The city has also done great work with the Families and Education Levy founded by former Mayor Norm Rice. In the last doubling of the levy, it was exciting to see more resources allocated to tutoring programs that help students who are falling behind.

The city can and should do more to improve after school programs. We need a youth summer jobs program to help give students a sense of responsibility, financial literacy and discipline as they move toward their college years.

Finally, we need more higher education opportunities in the south end. We need to look into either a community college or a vocational technical college in the heart of the Rainier Valley especially as the jobs in this global economy get more scientifically and technically specific and the needs for specific skills training increase.

How can we improve safety for bikers, pedestrians and drivers on Rainier Avenue?
I favor a road diet for Rainier Avenue South, there have been far too many injuries and accidents and we must institute changes to our infrastructure and allow more modes of transportation. However, I would only support a road diet with single lanes in either direction as long as there is also a center lane for turning and to allow traffic to flow around road obstacles like parked buses. In addition, I would seek more illuminated traffic signals for crosswalks where pedestrians often risk their lives just to reach the business across the street.

How can we improve public safety in the south-end?
We must be able to address crime in our neighborhood in a way that is culturally sensitive given the diverse ethnic makeup of the Rainier Valley. The Seattle Police Department must do more to be accountable to the needs of the community, and increase its presence in ways that encourages trust and relationship building over strict enforcement. The police should hire cadets from within the community, and prioritize multi-lingual skills. Rather than just ramp up car patrols, we should have more foot and bike patrols so officers have more opportunities to interact and build relationships with community members.

Why should we vote for you?
For the past ten years I have been fighting hard in many Seattle neighborhoods, in particular the South End, to organize among residents to keep their homes and fight against the economic forces of displacement. During my tenure at the Tenants Union I vastly increased the services my organization provides to the community, with a focus on South Seattle. Our neighborhood has a disproportionate amount of substandard housing, which negatively impacts the health and safety of our residents. Through 5 years of concentrated organizing and advocating I played a key role in the passage of the “Healthy Homes” rental inspection ordinance that will finally address the substandard housing that an estimated 27,000 Seattleites suffer from, many in the Rainier Valley.

I have strong social justice values and will always align myself with community interests over the profit motivated interests of developers and landlords.

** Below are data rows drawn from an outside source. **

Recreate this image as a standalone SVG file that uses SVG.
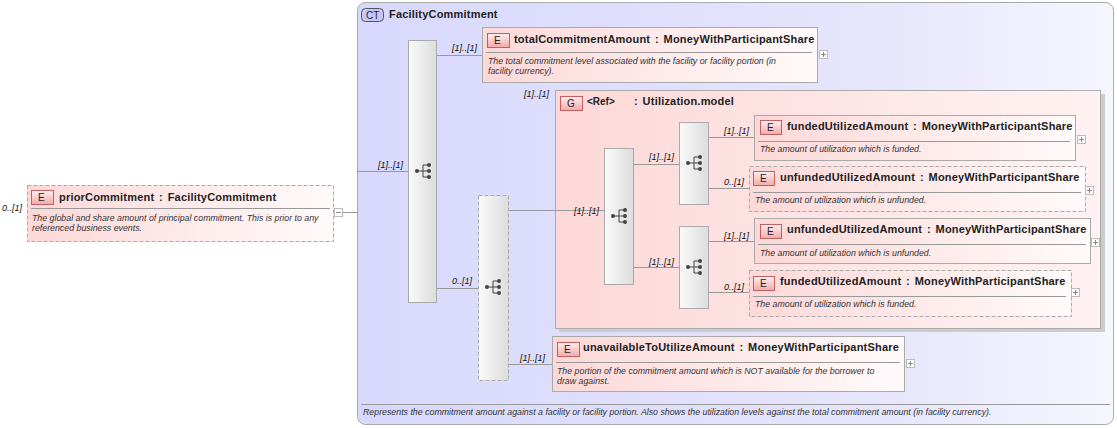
<svg xmlns="http://www.w3.org/2000/svg" width="1117" height="428" viewBox="0 0 1117 428">
<style>
text{font-family:"Liberation Sans",Arial,sans-serif;fill:#222}
.t{font-size:11px;font-weight:bold;letter-spacing:0.2px;word-spacing:1.5px}
.d{font-size:8.8px;font-style:italic;fill:#333}
.m{font-size:9px;font-style:italic;fill:#111}
.b{font-size:10px}
.el{fill:url(#gE);stroke:#aaa;stroke-width:1}
.dash{stroke-dasharray:4,2}
.sep{stroke:#999;stroke-width:1}
.bdg{fill:url(#gB);stroke:#c06060;stroke-width:1}
.seq{fill:url(#gS);stroke:#aaa;stroke-width:1}
.ln{stroke:#999;stroke-width:1;fill:none}
.pm{fill:#fff;stroke:#bbb;stroke-width:1}
</style>
<defs>
<linearGradient id="gE" x1="0" y1="0" x2="1" y2="0"><stop offset="0" stop-color="#fdd8d8"/><stop offset="1" stop-color="#fffafa"/></linearGradient>
<linearGradient id="gB" x1="0" y1="0" x2="0" y2="1"><stop offset="0" stop-color="#fff0f0"/><stop offset="1" stop-color="#f4a8a8"/></linearGradient>
<linearGradient id="gS" x1="0" y1="0" x2="1" y2="0"><stop offset="0" stop-color="#fafafa"/><stop offset="1" stop-color="#dcdcdc"/></linearGradient>
<linearGradient id="gCT" x1="0" y1="0" x2="1" y2="0"><stop offset="0" stop-color="#d8d8fc"/><stop offset="0.7" stop-color="#e6e6fc"/><stop offset="1" stop-color="#f6f6ff"/></linearGradient>
<linearGradient id="gG" x1="0" y1="0" x2="1" y2="0"><stop offset="0" stop-color="#fdd8d8"/><stop offset="1" stop-color="#fff2f2"/></linearGradient>
<g id="ic"><circle cx="-6" cy="0" r="2" fill="#444"/><path d="M-6 0H0M0-6V6M0-6H5M0 0H5M0 6H5" stroke="#444" fill="none"/><circle cx="6" cy="-6" r="2" fill="#444"/><circle cx="6" cy="0" r="2" fill="#444"/><circle cx="6" cy="6" r="2" fill="#444"/></g>
</defs>
<g id="ct">
<rect x="357.5" y="2.5" width="756" height="422" rx="8" fill="url(#gCT)" stroke="#aaa"/>
<rect x="361.5" y="8.5" width="22" height="13" rx="4" fill="#c8c8f8" stroke="#555"/>
<text x="366" y="19" class="b">CT</text>
<text x="389" y="18" class="t">FacilityCommitment</text>
<line x1="361" y1="404.5" x2="1110" y2="404.5" class="sep"/>
<text x="363" y="415" class="d">Represents the commitment amount against a facility or facility portion. Also shows the utilization levels against the total commitment amount (in facility currency).</text>
</g>
<g id="group">
<rect x="559" y="94" width="546" height="238" fill="#ccc"/>
<rect x="555.5" y="90.5" width="545" height="238" fill="url(#gG)" stroke="#aaa"/>
<rect x="560.5" y="96.5" width="22" height="14" class="bdg"/><text x="567" y="107" class="b">G</text>
<text x="587" y="105" class="b" font-weight="bold">&lt;Ref&gt;</text>
<text x="634" y="105" class="t">: Utilization.model</text>
</g>
<g id="connectors">
<path class="ln" d="M342 212.5H357M357 171.5H408M436 55.5H482M436 288.5H478M508 210.5H555M555 210.5H604M633 164.5H679M633 267.5H679M708 137.5H754M708 188.5H749M708 241.5H754M708 292.5H749M508 364.5H552"/>
<text x="2" y="211" class="m">0..[1]</text>
<text x="378" y="168" class="m">[1]..[1]</text>
<text x="452" y="51" class="m">[1]..[1]</text>
<text x="452" y="284" class="m">0..[1]</text>
<text x="524" y="97" class="m">[1]..[1]</text>
<text x="574" y="214" class="m">[1]..[1]</text>
<text x="649" y="160" class="m">[1]..[1]</text>
<text x="649" y="265" class="m">[1]..[1]</text>
<text x="724" y="134" class="m">[1]..[1]</text>
<text x="724" y="185" class="m">0..[1]</text>
<text x="724" y="239" class="m">[1]..[1]</text>
<text x="724" y="290" class="m">0..[1]</text>
<text x="520" y="361" class="m">[1]..[1]</text>
</g>
<g id="priorCommitment">
<rect x="27.5" y="185.5" width="306" height="56" class="el dash"/>
<rect x="31.5" y="190.5" width="22" height="14" class="bdg"/><text x="38" y="201" class="b">E</text>
<text x="59" y="201" class="t">priorCommitment : FacilityCommitment</text>
<line x1="31" y1="208.5" x2="330" y2="208.5" class="sep"/>
<text x="32" y="221" class="d">The global and share amount of principal commitment. This is prior to any</text>
<text x="32" y="231" class="d">referenced business events.</text>
<rect x="334.5" y="208.5" width="8" height="8" class="pm"/><path d="M336 212.5h5" stroke="#888"/>
</g>
<g id="seq1"><rect x="408.5" y="40.5" width="28" height="262" class="seq"/><use href="#ic" x="423" y="171"/></g>
<g id="totalCommitmentAmount">
<rect x="482.5" y="27.5" width="335" height="55" class="el"/>
<rect x="487.5" y="33.5" width="22" height="14" class="bdg"/><text x="494" y="44" class="b">E</text>
<text x="514" y="43" class="t">totalCommitmentAmount : MoneyWithParticipantShare</text>
<line x1="486" y1="52.5" x2="812" y2="52.5" class="sep"/>
<text x="488" y="64" class="d">The total commitment level associated with the facility or facility portion (in</text>
<text x="488" y="74" class="d">facility currency).</text>
<rect x="819.5" y="50.5" width="8" height="8" class="pm"/><path d="M821 54.5h5M823.5 52v5" stroke="#888"/>
</g>
<g id="choice2"><rect x="478.5" y="195.5" width="30" height="185" class="seq dash"/><use href="#ic" x="493" y="287"/></g>
<g id="seq3"><rect x="604.5" y="148.5" width="29" height="136" class="seq"/><use href="#ic" x="619" y="216"/></g>
<g id="seq4"><rect x="679.5" y="122.5" width="29" height="82" class="seq"/><use href="#ic" x="694" y="163"/></g>
<g id="seq5"><rect x="679.5" y="226.5" width="29" height="82" class="seq"/><use href="#ic" x="694" y="267"/></g>
<g id="funded1">
<rect x="754.5" y="115.5" width="321" height="45" class="el"/>
<rect x="760.5" y="120.5" width="21" height="14" class="bdg"/><text x="767" y="131" class="b">E</text>
<text x="787" y="130" class="t">fundedUtilizedAmount : MoneyWithParticipantShare</text>
<line x1="758" y1="141.5" x2="1070" y2="141.5" class="sep"/>
<text x="760" y="152" class="d">The amount of utilization which is funded.</text>
<rect x="1077.5" y="135.5" width="8" height="8" class="pm"/><path d="M1079 139.5h5M1081.5 137v5" stroke="#888"/>
</g>
<g id="unfunded1">
<rect x="749.5" y="166.5" width="336" height="45" class="el dash"/>
<rect x="753.5" y="171.5" width="21" height="14" class="bdg"/><text x="760" y="182" class="b">E</text>
<text x="780" y="181" class="t">unfundedUtilizedAmount : MoneyWithParticipantShare</text>
<line x1="753" y1="192.5" x2="1081" y2="192.5" class="sep"/>
<text x="755" y="203" class="d">The amount of utilization which is unfunded.</text>
<rect x="1085.5" y="186.5" width="8" height="8" class="pm"/><path d="M1087 190.5h5M1089.5 188v5" stroke="#888"/>
</g>
<g id="unfunded2">
<rect x="754.5" y="218.5" width="336" height="45" class="el"/>
<rect x="760.5" y="224.5" width="21" height="14" class="bdg"/><text x="767" y="235" class="b">E</text>
<text x="787" y="233" class="t">unfundedUtilizedAmount : MoneyWithParticipantShare</text>
<line x1="758" y1="244.5" x2="1086" y2="244.5" class="sep"/>
<text x="760" y="256" class="d">The amount of utilization which is unfunded.</text>
<rect x="1091.5" y="238.5" width="8" height="8" class="pm"/><path d="M1093 242.5h5M1095.5 240v5" stroke="#888"/>
</g>
<g id="funded2">
<rect x="749.5" y="270.5" width="322" height="46" class="el dash"/>
<rect x="753.5" y="276.5" width="21" height="14" class="bdg"/><text x="760" y="287" class="b">E</text>
<text x="780" y="285" class="t">fundedUtilizedAmount : MoneyWithParticipantShare</text>
<line x1="753" y1="296.5" x2="1066" y2="296.5" class="sep"/>
<text x="755" y="307" class="d">The amount of utilization which is funded.</text>
<rect x="1071.5" y="288.5" width="8" height="8" class="pm"/><path d="M1073 292.5h5M1075.5 290v5" stroke="#888"/>
</g>
<g id="unavailableToUtilizeAmount">
<rect x="552.5" y="336.5" width="352" height="55" class="el"/>
<rect x="557.5" y="342.5" width="22" height="14" class="bdg"/><text x="564" y="353" class="b">E</text>
<text x="583" y="351" class="t">unavailableToUtilizeAmount : MoneyWithParticipantShare</text>
<line x1="556" y1="362.5" x2="900" y2="362.5" class="sep"/>
<text x="557" y="374" class="d">The portion of the commitment amount which is NOT available for the borrower to</text>
<text x="557" y="384" class="d">draw against.</text>
<rect x="906.5" y="359.5" width="8" height="8" class="pm"/><path d="M908 363.5h5M910.5 361v5" stroke="#888"/>
</g>
</svg>
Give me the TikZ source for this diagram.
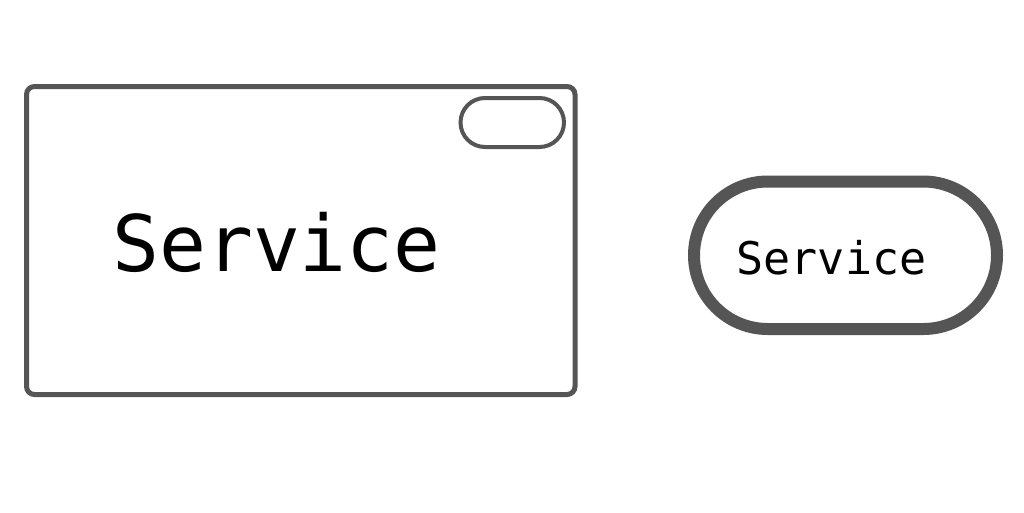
\documentclass[tikz,border=0pt]{standalone}
\usepackage{fontspec}
\newfontfamily\monofont{DejaVu Sans Mono}
\definecolor{edge}{HTML}{555555}
\tikzset{
  box/.style={draw=edge, line width=5pt, rounded corners=8pt},
  pill/.style={draw=edge, line width=4pt, rounded corners=24.5pt},
  bigpill/.style={draw=edge, line width=12pt, rounded corners=73.75pt},
  label/.style={font=\monofont, text=black, inner sep=0pt}
}
\begin{document}
\begin{tikzpicture}[x=1pt,y=-1pt]
\useasboundingbox[fill=white] (0,0) rectangle (1024,512);
% left service box
\draw[box] (26.5,86.5) rectangle (575,394.5);
% small pill in corner
\draw[pill] (460.5,98) rectangle (564,147);
\node[label, font=\monofont\fontsize{78}{80}\selectfont] (bigtext) at (276.5,242) {Service};
% right pill
\draw[bigpill] (694,181.5) rectangle (997,329);
\node[label, font=\monofont\fontsize{45}{47}\selectfont] (smalltext) at (831.5,258) {Service};
\end{tikzpicture}
\end{document}
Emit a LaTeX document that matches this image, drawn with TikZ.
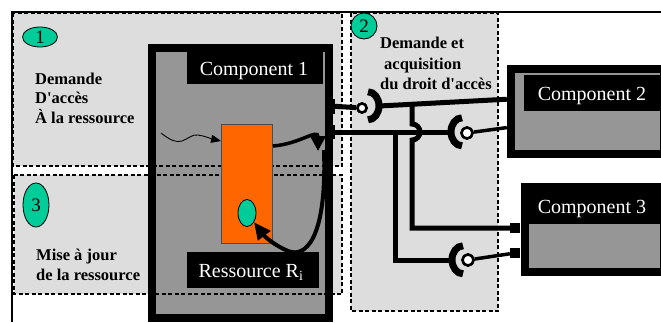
\documentclass[tikz,border=0pt]{standalone}
\usepackage{fontspec}
\setmainfont{Liberation Serif}
\usetikzlibrary{arrows.meta,shapes.geometric}
\definecolor{regiongray}{HTML}{DDDDDD}
\definecolor{compgray}{HTML}{969696}
\definecolor{numgreen}{HTML}{00CC99}
\definecolor{resorange}{HTML}{FF6600}
\begin{document}
\begin{tikzpicture}[x=1pt,y=-1pt,
  regionfill/.style={fill=regiongray},
  regionedge/.style={draw=black,line width=1.3pt,dash pattern=on 4pt off 2.5pt},
  compbox/.style={draw=black,fill=compgray,line width=8pt,inner sep=0},
  labelbox/.style={fill=black,inner sep=0},
  labeltext/.style={text=white,font=\fontsize{20}{24}\selectfont,inner sep=0,anchor=base},
  numbubble/.style={ellipse,draw=black,line width=0.8pt,fill=numgreen,inner sep=0,font=\fontsize{19}{22}\selectfont},
  steptext/.style={font=\fontsize{16.5}{20}\selectfont\bfseries,inner sep=0,anchor=base west},
  port/.style={fill=black,inner sep=0},
  wire/.style={line width=5pt},
  thinwire/.style={line width=3.5pt},
  ball/.style={circle,draw=black,fill=white,line width=2.5pt,minimum size=9pt,inner sep=0},
  socket/.style={inner sep=0,minimum width=22pt,minimum height=28pt},
  cup/.style={line width=7pt},
  flow/.style={line width=3.5pt,-{Triangle[length=15pt,width=15pt]}},
]
\useasboundingbox (0,0) rectangle (661,322);
\clip (0,0) rectangle (661,322);
\fill[white] (0,0) rectangle (661,322);
% region fills
\fill[regionfill] (13,13) rectangle (342,166);
\fill[regionfill] (14,175) rectangle (342,294);
\fill[regionfill] (351,13) rectangle (498,311);
% outer frame
\draw[line width=1.2pt] (12,322) -- (12,12) -- (661,12);
% component 1
\node[compbox,minimum width=177pt,minimum height=270pt] (c1) at (240.5,183) {};
% dashed region outlines
\draw[regionedge] (13,13) rectangle (342,166);
\draw[regionedge] (14,175) rectangle (342,294);
\draw[regionedge] (351,13) rectangle (498,311);
% component 1 contents
\node[labelbox,minimum width=136pt,minimum height=36pt] (c1lab) at (255,66) {};
\node[labeltext] (c1txt) at (254,75) {Component 1};
\node[draw=black!70,line width=0.8pt,fill=resorange,minimum width=51pt,minimum height=119pt,inner sep=0] (res) at (247,183.5) {};
\node[ellipse,draw=black,line width=0.8pt,fill=numgreen,minimum width=18pt,minimum height=27pt,inner sep=0] (ri) at (247,213) {};
\node[labelbox,minimum width=132pt,minimum height=36pt] (reslab) at (253,270) {};
\node[labeltext] (restxt) at (251,277) {Ressource R\textsubscript{i}};
% components 2 and 3
\node[compbox,minimum width=153pt,minimum height=85pt] (c2) at (587.5,111.5) {};
\node[labelbox,minimum width=140pt,minimum height=36pt] (c2lab) at (594,93) {};
\node[labeltext] (c2txt) at (592,100) {Component 2};
\node[compbox,minimum width=139pt,minimum height=85pt] (c3) at (594.5,229.5) {};
\node[labelbox,minimum width=139pt,minimum height=37pt] (c3lab) at (594.5,205.5) {};
\node[labeltext] (c3txt) at (592,213) {Component 3};
% ports
\node[port,minimum width=9pt,minimum height=15pt] (p1a) at (330,106) {};
\node[port,minimum width=9pt,minimum height=14pt] (p1b) at (330,132) {};
\node[port,minimum width=8pt,minimum height=9pt] (p2a) at (511,99) {};
\node[port,minimum width=8pt,minimum height=9pt] (p2b) at (511,127) {};
\node[port,minimum size=10pt] (p3a) at (515,228) {};
\node[port,minimum size=10pt] (p3b) at (515,253) {};
% sockets and balls
\node[socket] (s1) at (368,106) {};
\node[socket] (s2) at (462,132) {};
\node[socket] (s3) at (463,260) {};
\node[ball] (b1) at (362,108) {};
\node[ball,minimum size=11pt] (b2) at (467,133) {};
\node[ball,minimum size=11pt] (b3) at (468,260) {};
\coordinate (j1) at (412,104);
\coordinate (j2) at (395,132);
% wires
\draw[wire] (p1a) -- (b1);
\draw[wire] (s1.east) -- (p2a);
\draw[wire] (j1) -- ++(0,20) arc[start angle=90,end angle=-90,radius=8pt] |- (p3a);
\draw[wire] (p1b) -- (s2.west);
\draw[wire] (j2) |- (s3.west);
\draw[thinwire] (b2) -- (p2b);
\draw[thinwire] (b3) -- (p3b);
\draw[cup] (s1.north) arc[start angle=90,end angle=-90,x radius=11pt,y radius=14pt];
\draw[cup] (s2.north) arc[start angle=90,end angle=270,x radius=11pt,y radius=14pt];
\draw[cup] (s3.north) arc[start angle=90,end angle=270,x radius=11pt,y radius=14pt];
\node[ball] at (b1) {};
\node[ball,minimum size=11pt] at (b2) {};
\node[ball,minimum size=11pt] at (b3) {};
% flows inside component 1
\draw[line width=0.9pt,-{Triangle[length=10pt,width=8pt]}] (161,133) .. controls (170,140) and (176,143) .. (182,141) .. controls (188,139) and (192,134) .. (198,135) .. controls (205,136) and (212,139) .. (res.west |- 0,141);
\draw[flow] (res.east |- 0,146) .. controls (300,144) and (318,128) .. (318,151);
\draw[line width=4pt,-{Triangle[length=17pt,width=15pt]}] (324,150) .. controls (327,240) and (305,258) .. (288,251) .. controls (276,246) and (266,238) .. (ri);
% numbered bubbles
\node[numbubble,minimum width=35pt,minimum height=20pt] (n1) at (40,37) {1};
\node[numbubble,minimum width=26pt,minimum height=26pt] (n2) at (364,26) {2};
\node[numbubble,minimum width=26pt,minimum height=44pt] (n3) at (36,205) {3};
% step texts
\node[steptext] (t1a) at (35,84) {Demande};
\node[steptext] (t1b) at (35,103) {D\textquotesingle acc\`es};
\node[steptext] (t1c) at (35,123) {\`A la ressource};
\node[steptext] (t3a) at (36,260) {Mise \`a jour};
\node[steptext] (t3b) at (36,280) {de la ressource};
\node[steptext] (t2a) at (380,48) {Demande et};
\node[steptext] (t2b) at (384,69) {acquisition};
\node[steptext] (t2c) at (380,89) {du droit d\textquotesingle acc\`es};
\end{tikzpicture}
\end{document}
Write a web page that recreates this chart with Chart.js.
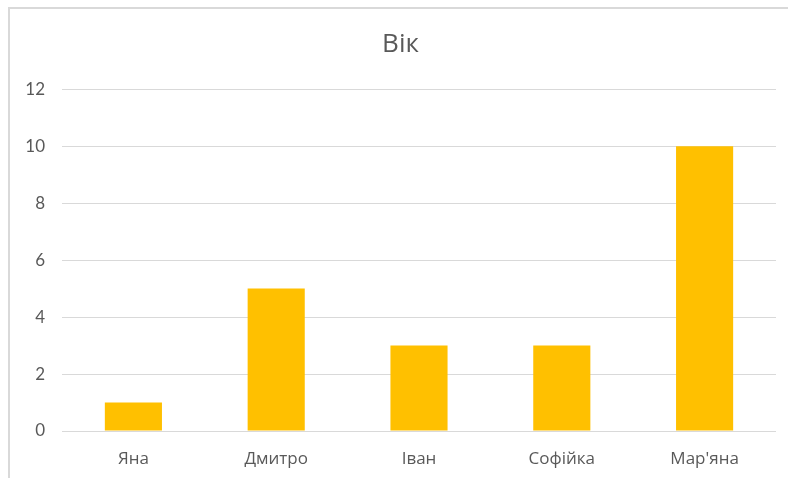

Seattle City Council needs a strong advocate for working class and low income people, especially now as economic inequality continues to soar. I played a key role in blocking the sale of public land that was illegally permitted to allow a private developer to build million dollar condos, right at the height of our housing crisis. If elected I would use my position to be a watchdog for this kind of squandering of public assets, and make sure our city’s resources are used equitably.

What else should we know about you?
I believe government must be equitable, accountable, and proactive. Our communities have suffered for too long by inaction or leadership that defers to profit motivated interest groups. I believe in equitable development that empowers communities to have control over their neighborhoods, so that the long term residents of communities can receive the same benefits of development as the newcomers to our city. This will be one of the biggest issues facing the South End as light rail and increasing property values will work to change the makeup of our neighborhood, much as it is in other parts of Seattle. I believe that if we work together as a community we can channel development for greater equity for all.